LOW enters its May 20 Q1 results with a notably cleaner short-position picture than a month ago — and the Street is quietly upgrading its view heading in.
The most striking shift in the data is how aggressively short sellers have pulled back. Short Interest % of Free Float dropped 8% over the past week to 2.0% of the float, the lowest level of the past six weeks. That retreat has been consistent and sharp: at its April peak, SI briefly touched the equivalent of 13.9 million shares. By May 12 it had unwound to 11.1 million. Availability in the lending market confirms the same directional story — there is very little borrow pressure, with cost to borrow easing to 0.30%, down 34% over the past month, among the cheapest on record for this name. The ORTEX short score has drifted down to 34.7, off from 35.8 just two weeks ago, reinforcing that the conviction behind the short trade is fading. Options positioning is the one contrarian note: the put/call ratio has nudged up to 1.16, about 1.3 standard deviations above its 20-day average of 1.10. Still well below its 52-week high of 1.30, but the modest uptick hints that some traders are buying downside protection into the print rather than leaning outright bearish.

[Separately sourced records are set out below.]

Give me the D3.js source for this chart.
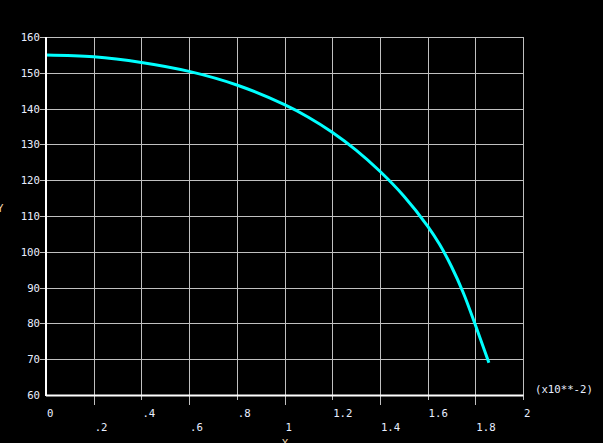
<!DOCTYPE html>
<html>
<head>
<meta charset="utf-8">
<script src="https://cdn.jsdelivr.net/npm/d3@7"></script>
<style>
  body { margin: 0; background: #000; overflow: hidden; }
  text { font-family: "DejaVu Sans Mono", monospace; font-size: 10.7px; fill: #e8eeff; }
</style>
</head>
<body>
<div id="chart"></div>
<script>
// data (x in units of 10**-2)
var curveX = [0, 0.2, 0.4, 0.6, 0.8, 1.0, 1.1, 1.2, 1.3, 1.4, 1.5, 1.6, 1.65, 1.7, 1.75, 1.8, 1.857]
var curveY = [155, 154.5, 152.9, 150.4, 146.6, 141.1, 137.6, 133.4, 128.4, 122.5, 115.6, 107.2, 102.1, 95.9, 88.5, 79.6, 69]

var xTicks = [0, 0.2, 0.4, 0.6, 0.8, 1.0, 1.2, 1.4, 1.6, 1.8, 2.0]
var xTickLabels = ["0", ".2", ".4", ".6", ".8", "1", "1.2", "1.4", "1.6", "1.8", "2"]
var yTicks = [60, 70, 80, 90, 100, 110, 120, 130, 140, 150, 160]

var width = 603, height = 443
var plotLeft = 46, plotRight = 523, plotTop = 37, plotBottom = 395

var svg = d3.select("#chart").append("svg")
    .attr("width", width)
    .attr("height", height)
svg.append("rect").attr("width", width).attr("height", height).attr("fill", "#000")

var x = d3.scaleLinear().domain([0, 2]).range([plotLeft, plotRight])
var y = d3.scaleLinear().domain([60, 160]).range([plotBottom, plotTop])

// horizontal grid lines + short ticks on the left
svg.selectAll(".hgrid")
    .data(yTicks.slice(1))
    .enter().append("line")
    .attr("x1", plotLeft - 6).attr("x2", plotRight)
    .attr("y1", d => Math.round(y(d)) + 0.5).attr("y2", d => Math.round(y(d)) + 0.5)
    .attr("stroke", "#c0c0c0").attr("stroke-width", 1)

// vertical grid lines, alternating tick length below the axis
svg.selectAll(".vgrid")
    .data(xTicks.slice(1))
    .enter().append("line")
    .attr("x1", d => Math.round(x(d)) + 0.5).attr("x2", d => Math.round(x(d)) + 0.5)
    .attr("y1", plotTop)
    .attr("y2", (d, i) => i % 2 == 0 ? plotBottom + 10 : plotBottom + 5)
    .attr("stroke", "#c0c0c0").attr("stroke-width", 1)

// curve
var pts = curveX.map((v, i) => [v, curveY[i]])
var line = d3.line()
    .x(d => x(d[0]))
    .y(d => y(d[1]))
    .curve(d3.curveCatmullRom.alpha(0.5))
svg.append("path")
    .datum(pts)
    .attr("d", line)
    .attr("fill", "none")
    .attr("stroke", "#00ffff")
    .attr("stroke-width", 3)

// axes
svg.append("line")
    .attr("x1", plotLeft).attr("x2", plotLeft).attr("y1", plotTop).attr("y2", plotBottom + 1)
    .attr("stroke", "#fff").attr("stroke-width", 2)
svg.append("line")
    .attr("x1", plotLeft).attr("x2", plotRight + 0.5).attr("y1", plotBottom + 0.5).attr("y2", plotBottom + 0.5)
    .attr("stroke", "#fff").attr("stroke-width", 2)

// y tick labels
svg.selectAll(".ylab")
    .data(yTicks)
    .enter().append("text")
    .attr("x", plotLeft - 6)
    .attr("y", d => y(d) + 4)
    .attr("text-anchor", "end")
    .text(d => d)

// x tick labels, staggered rows
svg.selectAll(".xlab")
    .data(xTicks)
    .enter().append("text")
    .attr("x", d => x(d) + 1)
    .attr("y", (d, i) => i % 2 == 0 ? 417 : 431)
    .text((d, i) => xTickLabels[i])

svg.append("text").attr("x", 535).attr("y", 393).text("(x10**-2)")

// axis titles
svg.append("text").attr("x", -3).attr("y", 212).style("fill", "#f0d8b0").text("Y")
svg.append("text").attr("x", 285).attr("y", 447).attr("text-anchor", "middle").style("fill", "#f0d8b0").text("X")
</script>
</body>
</html>
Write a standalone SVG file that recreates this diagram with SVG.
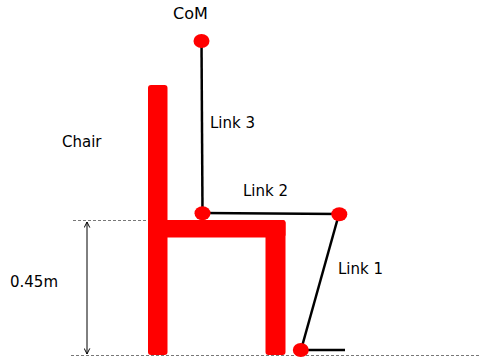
<svg xmlns="http://www.w3.org/2000/svg" width="481" height="360" viewBox="0 0 481 360">
  <style>
    .lbl { font-family: "DejaVu Sans", Verdana, sans-serif; font-size: 15px; fill: #000; }
    .chair { fill: #ff0000; }
    .link { stroke: #000; stroke-width: 2.5; fill: none; }
    .joint { fill: #ff0000; }
    .guide { stroke: #555; stroke-width: 0.8; stroke-dasharray: 3 2; fill: none; }
    .dim { stroke: #000; stroke-width: 1; fill: none; }
  </style>
  <defs>
    <marker id="chev" viewBox="0 0 10 10" refX="9" refY="5" markerWidth="7" markerHeight="7" orient="auto-start-reverse" markerUnits="userSpaceOnUse">
      <path d="M1,1 L9,5 L1,9" fill="none" stroke="#000" stroke-width="1.4"/>
    </marker>
  </defs>

  <!-- guide lines and seat-height dimension -->
  <g id="guides">
    <line class="guide" x1="73" y1="220.5" x2="148" y2="220.5"/>
    <line class="guide" x1="71" y1="355.5" x2="481" y2="355.5"/>
    <line class="dim" x1="87" y1="222" x2="87" y2="354" marker-start="url(#chev)" marker-end="url(#chev)"/>
  </g>

  <!-- chair -->
  <g id="chair">
    <rect class="chair" x="148" y="85" width="19.5" height="270" rx="3"/>
    <rect class="chair" x="148" y="220" width="137.5" height="17.5" rx="3"/>
    <rect class="chair" x="265.5" y="220" width="20" height="135" rx="3"/>
  </g>

  <!-- links -->
  <g id="connectors">
    <line class="link" x1="201.5" y1="41" x2="202.5" y2="213"/>
    <line class="link" x1="202.5" y1="213" x2="339" y2="214"/>
    <line class="link" x1="339" y1="214" x2="301" y2="350"/>
    <line class="link" x1="301" y1="350" x2="345" y2="350"/>
  </g>

  <!-- joints -->
  <g id="com"><ellipse class="joint" cx="201.5" cy="41" rx="8" ry="7"/></g>
  <g id="joint-hip"><ellipse class="joint" cx="202.5" cy="213.3" rx="8" ry="7"/></g>
  <g id="joint-knee"><ellipse class="joint" cx="339.3" cy="214.3" rx="8" ry="7"/></g>
  <g id="joint-ankle"><ellipse class="joint" cx="300.8" cy="350" rx="8" ry="7"/></g>

  <!-- labels -->
  <g id="labels">
    <text class="lbl" x="173" y="19" style="font-size:16px">CoM</text>
    <text class="lbl" x="210" y="128">Link 3</text>
    <text class="lbl" x="243" y="196">Link 2</text>
    <text class="lbl" x="338" y="274">Link 1</text>
    <text class="lbl" x="62" y="147">Chair</text>
    <text class="lbl" x="10" y="287">0.45m</text>
  </g>
</svg>
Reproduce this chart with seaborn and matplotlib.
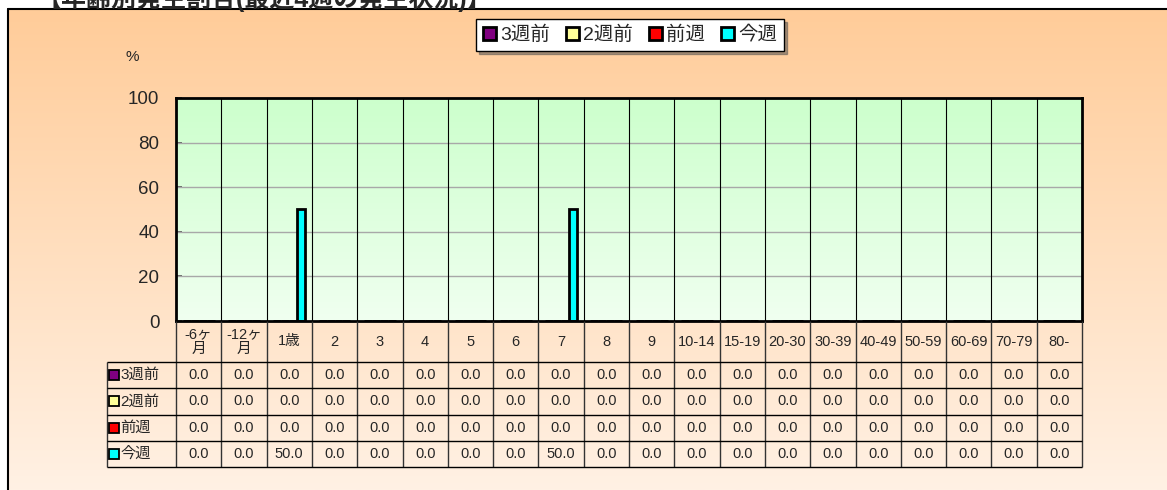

Analyst moves this week add a bullish tilt to the pre-earnings setup. Citigroup upgraded LOW to Buy on May 12, maintaining its $285 target, signalling a conviction step-up rather than just a target trim. A day later, Truist Securities lowered its target modestly from $293 to $280 while holding its Buy rating — a target shave that reads as a calibration rather than a change of heart. The broader consensus of 17 buy-rated analysts carries a mean target of $283, roughly 26% above the current price of $224.52. At a 17.3x trailing P/E and 12.7x EV/EBITDA, the valuation has compressed meaningfully — both the PE and EV/EBITDA have moved lower over the past 30 days, making the upside-to-target gap look more attractive than it did a month ago. The bull case centres on Lowe's professional segment momentum, share gains, and cost discipline. Bears point to the ongoing shift in consumer spending away from big-ticket home improvement goods, and near-term margin headwinds from tariff pass-through.
On the earnings history, the last two events tell different stories. In November 2025, LOW delivered a clean beat that sent the stock up 4% on the day and a further 10% over the following week. The most recent Q4 print in February 2026 was the reverse: a 5% single-day drop that extended to a 7% loss over five days. That February result is the immediate memory shareholders carry into May 20. The stock has already given back 8% over the past month, so some disappointment looks priced in.
The institutional base is stable. Vanguard holds a 10% stake, BlackRock 7.1%, and JP Morgan Asset Management 5.4% — the latter two both added to positions through April. T. Rowe Price added over 2 million shares in the quarter to March, the largest proportional move among the top holders, suggesting at least one active manager was buying the dip. Insider activity from April 1 was a cluster of routine compensation-related sells across the C-suite, including CEO Marvin Ellison disposing of 7,875 shares at $235.98 — all flagged with the lowest significance rating and consistent with scheduled plan selling rather than a signal of conviction.
The question heading into May 20 is whether LOW can say something positive about the pro segment and forward comps that offsets the macro drag from softer housing turnover — given that shorts have already unwound, there is less technical fuel for a squeeze, and the move, positive or negative, will likely be driven by what management says about the rest of the year.